The joy of childbirth was shattered by the heartbreaking reality of indiscriminate genetics for the parents of baby Easton Friedel, born last week with a rare skin disease.
Easton arrived Aug. 23 at Auburn Community Hospital screaming in pain, to the dismay of his expectant parents, Danielle and Jared Friedel. His skin was raw and blistered, or missing entirely in areas where the slightest friction from his birth caused him severe injury.
Doctors at ACH were stymied by the condition and quickly transferred him to Crouse Hospital in Syracuse, where he was diagnosed with epidermolysis bullosa. The genetic disease, which affects one in every 50,000 births, causes a defect in the connective tissue of the skin and mucous membranes that makes the skin — including the interior surfaces of the mouth, stomach and esophagus — so fragile that touches, injuries or heat can cause blisters and/or detachment.

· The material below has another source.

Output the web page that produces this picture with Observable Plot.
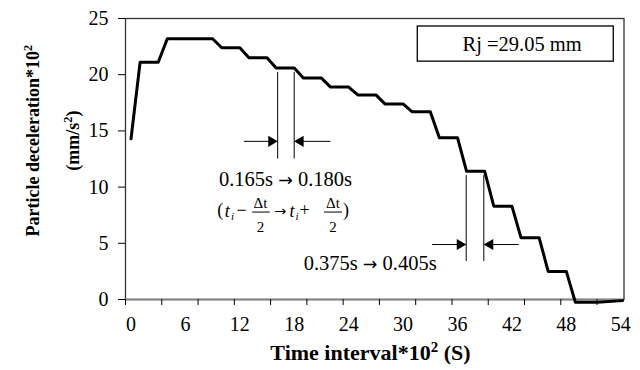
<!DOCTYPE html>
<html><head><meta charset="utf-8">
<script src="https://cdn.jsdelivr.net/npm/d3@7"></script>
<script src="https://cdn.jsdelivr.net/npm/@observablehq/plot@0.6"></script>
<style>body{margin:0;background:#fff}</style>
</head><body><div id="chart"></div>
<script>
// ---- data (time ×10² s, deceleration ×10² mm/s²)
const times = [0, 1, 3, 4, 9, 10, 12, 13, 15, 16, 18, 19, 21, 22, 24, 25, 27, 28, 30, 31, 33, 34, 36, 37, 39, 40, 42, 43, 45, 46, 48, 49, 51.4, 54.2];
const decel = [14.3, 21.1, 21.1, 23.2, 23.2, 22.4, 22.4, 21.5, 21.5, 20.6, 20.6, 19.7, 19.7, 18.9, 18.9, 18.2, 18.2, 17.4, 17.4, 16.7, 16.7, 14.4, 14.4, 11.4, 11.4, 8.3, 8.3, 5.5, 5.5, 2.5, 2.5, -0.25, -0.25, -0.1];
const yTicks = [0, 5, 10, 15, 20, 25];
const xLabels = [0, 6, 12, 18, 24, 30, 36, 42, 48, 54];
const xTickMarks = [-0.61, 3.39, 7.39, 11.39, 15.39, 19.39, 23.39, 27.39, 31.39, 35.39, 39.39, 43.39, 47.39, 51.39];
const legendText = "Rj =29.05 mm";
const xTitle = "Time interval*10² (S)";
const yTitle = ["Particle deceleration*10²", "(mm/s²)"];
const note1 = "0.165s → 0.180s";
const note2 = "0.375s → 0.405s";

const data = times.map((t, i) => ({t, v: decel[i]}));

// ---- annotation layout (in data units)
const legendBox = [{x1: 31.62, x2: 53.23, y1: 21.16, y2: 24.29}];
const bracketLines = [
  {x: 16.17, y1: 12.5, y2: 20.2}, {x: 17.99, y1: 12.5, y2: 20.2},
  {x: 36.96, y1: 3.38, y2: 11.02}, {x: 38.9, y1: 3.38, y2: 11.02}
];
const shafts = [
  {x1: 12.44, x2: 16.0, y: 14.07}, {x1: 21.99, x2: 18.2, y: 14.07},
  {x1: 33.21, x2: 36.8, y: 4.89}, {x1: 42.76, x2: 39.1, y: 4.89}
];
const heads = [
  {x: 15.48, y: 14.07, rot: 90}, {x: 18.68, y: 14.07, rot: -90},
  {x: 36.27, y: 4.89, rot: 90}, {x: 39.59, y: 4.89, rot: -90}
];
const notes = [
  {x: 17.03, y: 10.67, text: note1},
  {x: 26.37, y: 3.17, text: note2},
  {x: 43.13, y: 22.71, text: legendText}
];
const formulaUpright = [
  {x: 9.85, y: 7.91, text: "("}, {x: 12.18, y: 7.91, text: "−"},
  {x: 16.45, y: 7.91, text: "→"}, {x: 19.13, y: 7.91, text: "+"},
  {x: 23.7, y: 7.91, text: ")"}
];
const formulaItalic = [{x: 10.6, y: 7.82, text: "t"}, {x: 17.75, y: 7.82, text: "t"}];
const formulaSub = [{x: 11.2, y: 7.38, text: "i"}, {x: 18.3, y: 7.38, text: "i"}];
const formulaFrac = [
  {x: 14.28, y: 8.56, text: "Δt"}, {x: 14.28, y: 6.43, text: "2"},
  {x: 22.27, y: 8.56, text: "Δt"}, {x: 22.27, y: 6.43, text: "2"}
];
const fracBars = [{x1: 13.36, x2: 15.30, y: 7.78}, {x1: 21.28, x2: 23.26, y: 7.78}];

const chart = Plot.plot({
  width: 640, height: 370,
  marginLeft: 125, marginRight: 16.5, marginTop: 18, marginBottom: 71,
  x: {domain: [-0.61, 54.36], axis: null},
  y: {domain: [0, 25], axis: null},
  style: {fontFamily: "Liberation Serif", fontSize: "20px", color: "black", background: "white"},
  marks: [
    Plot.frame({stroke: "#333", strokeWidth: 1.3}),
    Plot.ruleY([0], {stroke: "#888", strokeWidth: 2}),
    Plot.axisY({ticks: yTicks, tickSize: 7, tickPadding: 10, fontSize: 20, label: null}),
    Plot.axisX({ticks: xTickMarks, tickSize: 6, tickFormat: () => "", label: null}),
    Plot.axisX({ticks: xLabels, tickSize: 0, tickPadding: 17, fontSize: 20, label: null}),
    Plot.line(data, {x: "t", y: "v", stroke: "black", strokeWidth: 3}),
    Plot.rect(legendBox, {x1: "x1", x2: "x2", y1: "y1", y2: "y2", fill: "white", stroke: "black", strokeWidth: 1.3}),
    Plot.ruleX(bracketLines, {x: "x", y1: "y1", y2: "y2", stroke: "black", strokeWidth: 1}),
    Plot.link(shafts, {x1: "x1", x2: "x2", y1: "y", y2: "y", stroke: "black", strokeWidth: 1}),
    Plot.dot(heads, {x: "x", y: "y", rotate: "rot", symbol: "triangle", r: 4.1, fill: "black", stroke: "none"}),
    Plot.text(notes, {x: "x", y: "y", text: "text", fontSize: 20.5}),
    Plot.text(formulaUpright, {x: "x", y: "y", text: "text", fontSize: 18}),
    Plot.text(formulaItalic, {x: "x", y: "y", text: "text", fontSize: 18, fontStyle: "italic"}),
    Plot.text(formulaSub, {x: "x", y: "y", text: "text", fontSize: 11, fontStyle: "italic"}),
    Plot.text(formulaFrac, {x: "x", y: "y", text: "text", fontSize: 15}),
    Plot.link(fracBars, {x1: "x1", x2: "x2", y1: "y", y2: "y", stroke: "black", strokeWidth: 1}),
    Plot.text([xTitle], {x: 26.4, y: -4.75, text: d => d, fontSize: 22, fontWeight: "bold"}),
    Plot.text([{x: -10.75, t: yTitle[0]}, {x: -6.34, t: yTitle[1]}], {x: "x", y: () => 14.13, text: "t", rotate: -90, fontSize: 18, fontWeight: "bold"})
  ]
});

// superscripts and wider arrows as tspans (text stays real text)
d3.select(chart).selectAll("text").each(function () {
  const s = this.textContent;
  if (!/[²→]/.test(s)) return;
  const el = d3.select(this);
  const formulaArrow = s === "→";
  el.text(null);
  for (const part of s.split(/(²|→)/)) {
    if (!part) continue;
    if (part === "²") {
      el.append("tspan").attr("font-size", "0.68em").attr("baseline-shift", "super").text("2");
    } else if (part === "→") {
      el.append("tspan").attr("font-family", "DejaVu Sans").attr("font-size", formulaArrow ? "0.8em" : "0.85em").text("→");
    } else {
      el.append("tspan").text(part);
    }
  }
});
document.getElementById("chart").appendChild(chart);
</script>
</body></html>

Babies born with EB, sometimes referred to as butterfly children because their skin is as delicate as butterfly wings, need constant attention and precise medical care. They live in constant danger of infection from open sores, and can suffer from blindness, swallowing and breathing difficulties, scarring and dehydration.
A large majority of children born with the most severe cases of EB don't live more than 12 months.
Easton will require a lifetime of care and expensive medical supplies. Currently, the cost of bandages to protect the baby's skin can cost as much as $10,000 per month, only about $1,500 of which is covered by the Friedels' insurance.
Jared Friedel is taking time off from his factory job, where he makes slightly more than minimum wage, to support his wife and their three other children, Logan, Carter and Blake.
He expects that the factory where he works will close within the year, and that he will be unemployed unless he transfers to Oklahoma.
To aid Easton and his family, an outpouring of support has emerged locally and on social media sites.
An indiegogo.com fundraising page has brought more than $50,000 in just a few days from more than 1,200 donors. Massive support has also arisen on Facebook for the baby and his parents.
Locally, a bake sale fundraiser will be held at Kinney Drugs on Owasco Street in Auburn this Friday and Saturday.
Heather Bserani, who taught Danielle Friedel when she was a student in Weedsport, plans to sell her homemade jewelry to support the family.
"We just want to get the word out to as many people as we can," Bserani said. "Everybody's heart just broke when we heard about the baby, so people came together and we're trying to do everything we can for Danni."